Draconic Ascendant Square Pallas
Knowing the trap but walking
The central tension here is between direct perception and pattern recognition. The draconic constitution is organized around direct perception, instinct that feels like certainty. Pallas is organized around pattern recognition, the ability to see the architecture beneath the surface. When these two are in friction, they do not integrate smoothly. Instead, they oscillate, and the oscillation creates a particular kind of paralysis: the pattern is seen clearly, but instinct pulls toward action that violates what has just been understood. The trap is known. It is walked into anyway.
This is not a call to merge intuition and intellect into some harmonious whole. That framing mistakes the actual problem. The friction is chronic because part of this energy does not want to be constrained by what is known. The draconic layer moves first, fast, with the certainty of something that feels like truth. Then Pallas arrives and shows the complication, the exception, the reason this will not work. This can feel like a betrayal of one's own knowing. So the pattern is dismissed, or overridden, or action is taken before Pallas can fully form its warning. Watch this pattern in motion: committing to something, then immediately beginning to collect evidence that the pattern Pallas showed does not actually apply to this situation.

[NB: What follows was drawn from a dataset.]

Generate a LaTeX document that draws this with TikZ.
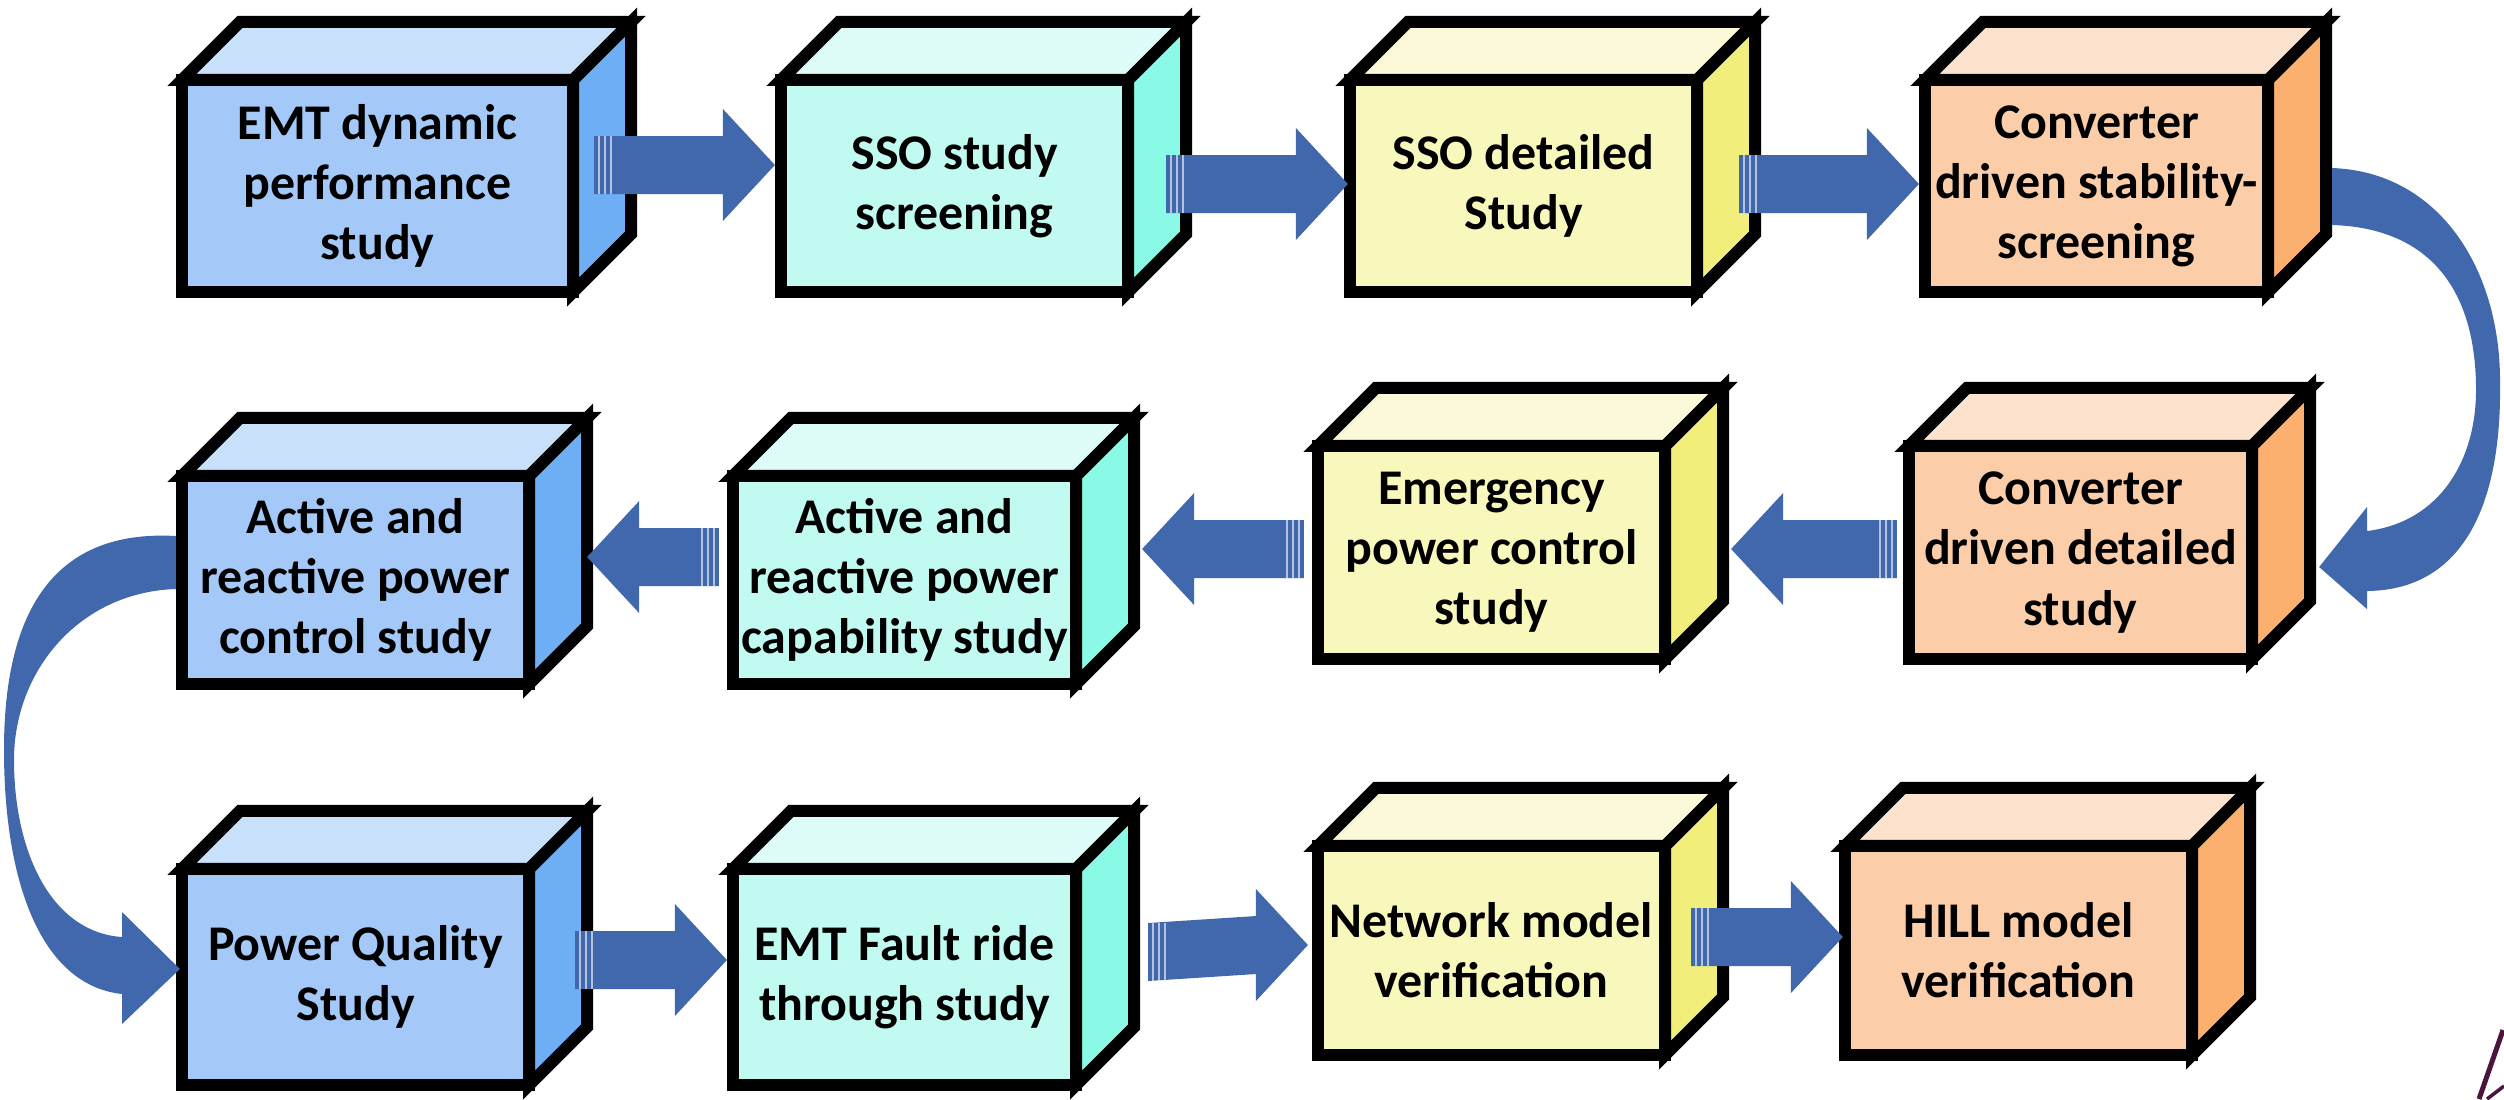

The cost of this pattern is that strategy never hardens into actual skill. The board is seen, but the sight is not trusted. There is movement, then second-guessing. There is second-guessing, then movement anyway. Over time, this can lead others to doubt these commitments, because it is difficult to tell if the action is committed or simply an impulse that has been retroactively justified with pattern-recognition. The real challenge is not the friction itself. It is the way Pallas is used as a tool for justification rather than as a genuine constraint on action.
What is being protected by this oscillation is the feeling of being alive, responsive, not bound by rules even one's own intelligence has discovered. Direct knowing feels like freedom. Strategy feels like limitation. So the two are kept in conflict rather than letting strategy actually govern choices. The question is not how to integrate them. It is whether what is known can actually change what is done, even when that knowledge arrives as constraint rather than permission.
Notice the moment when the pattern is seen clearly and then the urge arises to prove it does not apply. That urge is the hinge. What happens in that moment determines whether Pallas becomes genuine wisdom or just another voice that is overridden.